[转]epoll是如何监控多个描述符及如何获得通知

最新推荐文章于 2024-08-22 15:01:59 发布

luoyue625

最新推荐文章于 2024-08-22 15:01:59 发布

阅读量1.2k

点赞数 1

分类专栏： linux 文章标签： poll监控多个文件描述符

linux 专栏收录该内容

2 篇文章 0 订阅

订阅专栏

原文出自：http://blog.chinaunix.net/uid-23629988-id-3569332.html

我们起初聊的是TCP/IP协议栈的自下而上的流程。当我说到内核在选择了正确的socket以后，会唤醒在这个socket上等待的进程，通知他们有新数据包来了。这时，该朋友说到，这是同步模式，那epoll是如何实现的呢？这里先插一句，我认为该朋友的说法有问题。对于前者，可以说是同步模式，其实我觉得他更想强调的是阻塞模式。而无论是将其说成阻塞模式，还是同步模式，epoll都不是相反的。聊这个问题的时候，我当时对epoll的太少了，也就没有对epoll的实现发表什么看法。只是简单的聊了聊epoll的一些特点，以及与select的对比。

这几天找了点空余时间，带着这个问题，看了一些epoll的资料。

关于epoll本身的文章和资料已经有了很多，大多数都是关于epoll的应用，或者是将其与poll，select进行对比，也有部分是分析epoll的源码的，但是都是分析epoll的API在内核的实现。对于我这个简单的问题，网上貌似没有直接的答案。这两天，看了看代码，大致明白了epoll如何同时监控多个描述符及如何获得通知。

1. 无论是select还是epoll，都是基于poll的机制实现的。而poll是VFS要求的一个成员函数，每个具体文件系统的实现，都有对应的poll实现（socket也是一个虚拟的文件系统）。
2. 无论是select还是epoll，其实仍然是阻塞模式。
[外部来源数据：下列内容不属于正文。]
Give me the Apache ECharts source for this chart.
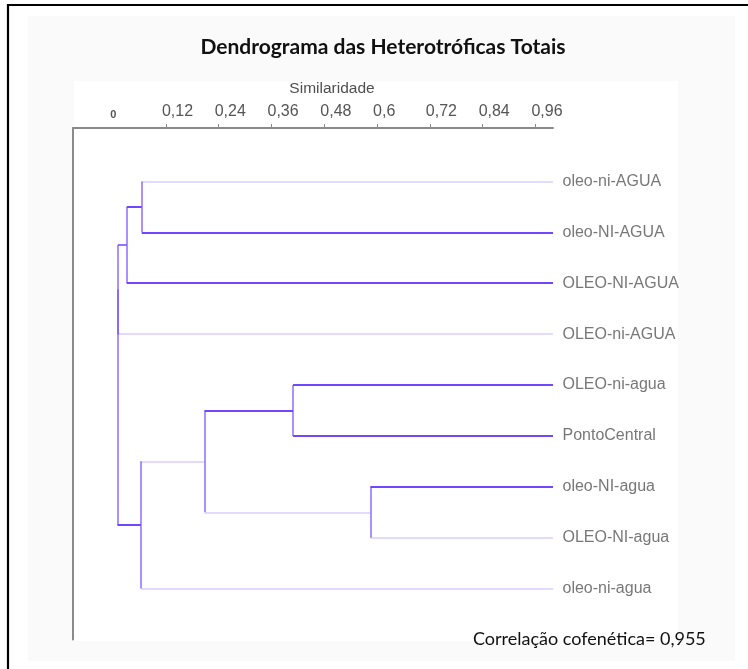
<!DOCTYPE html>
<html>
<head>
<meta charset="utf-8">
<script src="https://cdn.jsdelivr.net/npm/echarts@6/dist/echarts.min.js"></script>
<style>
  html, body { margin: 0; padding: 0; background: #ffffff; }
  #chart { width: 748px; height: 669px; }
</style>
</head>
<body>
<div id="chart"></div>
<script>
// Leaves, top to bottom
const leafNames = [
  'oleo-ni-AGUA', 'oleo-NI-AGUA', 'OLEO-NI-AGUA', 'OLEO-ni-AGUA',
  'OLEO-ni-agua', 'PontoCentral', 'oleo-NI-agua', 'OLEO-NI-agua', 'oleo-ni-agua'
];

// Agglomeration steps: new cluster id, the two joined members, similarity at the join
const clusterIds = ['A', 'B', 'C', 'F', 'G', 'E', 'D', 'root'];
const clusterMembers = [
  ['oleo-ni-AGUA', 'oleo-NI-AGUA'],
  ['A', 'OLEO-NI-AGUA'],
  ['B', 'OLEO-ni-AGUA'],
  ['OLEO-ni-agua', 'PontoCentral'],
  ['oleo-NI-agua', 'OLEO-NI-agua'],
  ['F', 'G'],
  ['E', 'oleo-ni-agua'],
  ['C', 'D']
];
const clusterSimilarity = [0.065, 0.031, 0.0108, 0.409, 0.585, 0.208, 0.063, 0.0098];

// Similarity axis
const tickValues = [0, 0.12, 0.24, 0.36, 0.48, 0.6, 0.72, 0.84, 0.96];
const tickLabels = ['0', '0,12', '0,24', '0,36', '0,48', '0,6', '0,72', '0,84', '0,96'];

const cophenetic = '0,955';

// Branch tones (branch = horizontal stroke leading from a member to its parent join)
const strongBranches = new Set(['oleo-NI-AGUA', 'A', 'OLEO-NI-AGUA', 'OLEO-ni-agua', 'PontoCentral', 'F', 'oleo-NI-agua', 'D']);
const midBranches = new Set(['B']);
const COLOR_STRONG = 'rgb(112, 70, 255)';
const COLOR_MID = 'rgb(150, 115, 255)';
const COLOR_FAINT = 'rgb(226, 219, 255)';
const COLOR_STEM = 'rgba(118, 78, 255, 0.62)';

// Node coordinates: x = similarity, y = leaf row (clusters sit midway between members)
const nodePos = {};
leafNames.forEach((n, i) => { nodePos[n] = [1, i]; });
clusterIds.forEach((id, k) => {
  const [a, b] = clusterMembers[k];
  nodePos[id] = [clusterSimilarity[k], (nodePos[a][1] + nodePos[b][1]) / 2];
});

const faintSegs = [], midSegs = [], strongSegs = [], stemSegs = [];
clusterIds.forEach((id, k) => {
  const s = clusterSimilarity[k];
  const [a, b] = clusterMembers[k];
  stemSegs.push({ coords: [[s, nodePos[a][1]], [s, nodePos[b][1]]] });
  [a, b].forEach(m => {
    const p = nodePos[m];
    if (Math.abs(p[0] - s) < 1e-9) return;
    const seg = { coords: [[p[0], p[1]], [s, p[1]]] };
    if (strongBranches.has(m)) strongSegs.push(seg);
    else if (midBranches.has(m)) midSegs.push(seg);
    else faintSegs.push(seg);
  });
});

function segSeries(data, color, width, z) {
  return {
    type: 'lines',
    coordinateSystem: 'cartesian2d',
    data: data,
    z: z,
    silent: true,
    lineStyle: { color: color, width: width, opacity: 1 },
    symbol: 'none'
  };
}

const chart = echarts.init(document.getElementById('chart'), null, { renderer: 'canvas' });

const option = {
  animation: false,
  backgroundColor: '#ffffff',
  title: {
    text: 'Dendrograma das Heterotróficas Totais',
    left: 378,
    top: 32,
    textAlign: 'center',
    textStyle: { fontFamily: 'Lato', fontWeight: 'bold', fontSize: 21, color: '#111111' }
  },
  graphic: [
    { type: 'rect', z: -30, silent: true, shape: { x: 8, y: 5, width: 760, height: 700 },
      style: { fill: '#ffffff', stroke: '#000000', lineWidth: 2.2 } },
    { type: 'rect', z: -20, silent: true, shape: { x: 28, y: 16, width: 707, height: 645 },
      style: { fill: '#fafafa' } },
    { type: 'rect', z: -10, silent: true, shape: { x: 74, y: 81, width: 604, height: 560 },
      style: { fill: '#ffffff' } },
    { type: 'text', z: 10, silent: true, x: 473, y: 639,
      style: { text: 'Correlação cofenética= ' + cophenetic, fontFamily: 'Lato', fontSize: 18,
               fill: '#111111', align: 'left', verticalAlign: 'middle' } }
  ],
  grid: { left: 73, right: 195, top: 128, bottom: 29.5, containLabel: false, outerBoundsMode: 'none' },
  xAxis: {
    type: 'value',
    position: 'top',
    min: -0.0913,
    max: 1.0,
    name: 'Similaridade',
    nameLocation: 'middle',
    nameGap: 31,
    nameTextStyle: { fontFamily: 'Liberation Sans', fontSize: 15.5, color: '#505050', padding: [0, 0, 0, 38] },
    axisLine: { show: true, onZero: false, lineStyle: { color: '#8a8a8a', width: 2 } },
    axisTick: { show: true, customValues: tickValues.slice(1), length: 4, inside: false,
                lineStyle: { color: '#8a8a8a', width: 1 } },
    axisLabel: {
      show: true,
      customValues: tickValues,
      margin: 8,
      align: 'left',
      fontFamily: 'Liberation Sans',
      fontSize: 16,
      color: '#555555',
      formatter: function (v) {
        const i = tickValues.findIndex(t => Math.abs(t - v) < 1e-6);
        const t = i >= 0 ? tickLabels[i] : '';
        return i === 0 ? '{z|' + t + '}' : '{n|' + t + '}';
      },
      rich: {
        n: { fontFamily: 'Liberation Sans', fontSize: 16, color: '#555555', padding: [0, 0, 0, -4] },
        z: { fontFamily: 'Liberation Sans', fontSize: 11, fontWeight: 'bold', color: '#555555', padding: [0, 0, 0, -3] }
      }
    },
    splitLine: { show: false }
  },
  yAxis: {
    type: 'value',
    inverse: true,
    min: -1.05,
    max: 9,
    axisLine: { show: true, onZero: false, lineStyle: { color: '#8a8a8a', width: 2 } },
    axisTick: { show: false },
    axisLabel: { show: false },
    splitLine: { show: false }
  },
  series: [
    segSeries(faintSegs, COLOR_FAINT, 2, 2),
    segSeries(midSegs, COLOR_MID, 2, 3),
    segSeries(stemSegs, COLOR_STEM, 2, 4),
    segSeries(strongSegs, COLOR_STRONG, 1.8, 5),
    {
      type: 'scatter',
      silent: true,
      symbol: 'circle',
      symbolSize: 1,
      itemStyle: { color: 'rgba(0,0,0,0)' },
      data: leafNames.map((n, i) => ({ name: n, value: [nodePos[n][0], nodePos[n][1]] })),
      label: {
        show: true,
        position: 'right',
        distance: 9,
        formatter: '{b}',
        fontFamily: 'Liberation Sans',
        fontSize: 16,
        color: '#555555'
      },
      z: 6
    }
  ]
};

chart.setOption(option);
</script>
</body>
</html>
只不过select和epoll在阻塞调用中，可以监控多个文件描述符，还可以设置一个超时。

select的实现代码相对于epoll，要简单很多，是以轮询的方式查询各个描述符。下面看看epoll是如何做到的？

首先看ep_insert函数，这个函数用于插入新的监控描述符。

/* Initialize the poll table using the queue callback */
epq.epi = epi;
init_poll_funcptr(&epq.pt, ep_ptable_queue_proc);
/*
* Attach the item to the poll hooks and get current event bits.
* We can safely use the file* here because its usage count has
* been increased by the caller of this function. Note that after
* this operation completes, the poll callback can start hitting
* the new item.
*/
revents = tfile->f_op->poll(tfile, &epq.pt);

这几行代码是关键的代码。这里的epq像一个粘合剂，把epoll和内核本身的poll机制黏在了一起。epq.epi = epi，这个epi对应了epoll一个监控描述符对象在epoll中的实例，然后init_poll_funcptr设置了epq的poll table的回调函数，完成了epq的初始化。然后调用该文件描述符对应的poll实现函数。

这里就要跳转到具体的poll函数了，以socket文件描述符为例，当该socket为UDP时候，对应的poll实现函数为udp_poll。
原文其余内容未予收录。